The one color that works for everyone: Navy. It photographs as a deep, rich blue under any lighting. It doesn’t show sweat. It looks formal without being black. And it pairs with any accessory color — gold, silver, rose gold, or pearl.
When to Ignore Pinterest Altogether
Pinterest is a mood board tool, not a shopping guide. Most pins link to fast-fashion sites selling $25 dresses that look good in a flat lay and fall apart after one wear. If you have a graduation outfit budget of $100 or less, you are better off renting a quality piece or shopping secondhand than buying something new that won’t survive a second event.
Three situations where Pinterest advice backfires:
- Outdoor ceremonies in hot weather. Pinterest loves velvet blazers and long-sleeve jumpsuits. In 85°F direct sun, you will regret both. Choose breathable fabrics: cotton poplin, linen, or a lightweight crepe.
- Very formal university ceremonies. Some schools require specific dress codes under the gown — no bare shoulders, no shorts, no open-toe shoes. Check your school’s policy before buying anything.

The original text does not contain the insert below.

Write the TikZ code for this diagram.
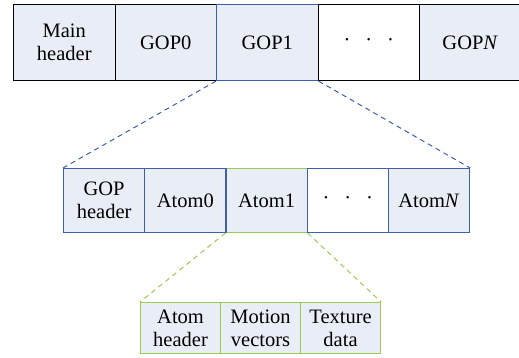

- Group photos with family. If your family tends to coordinate colors, ask what they are wearing. Showing up in white when everyone else wears black creates a visual disconnect that no filter can fix.
The best graduation outfit is the one you don’t think about during the ceremony. You walk across the stage, shake a hand, smile for the camera, and move on. The outfit should support that moment, not compete with it.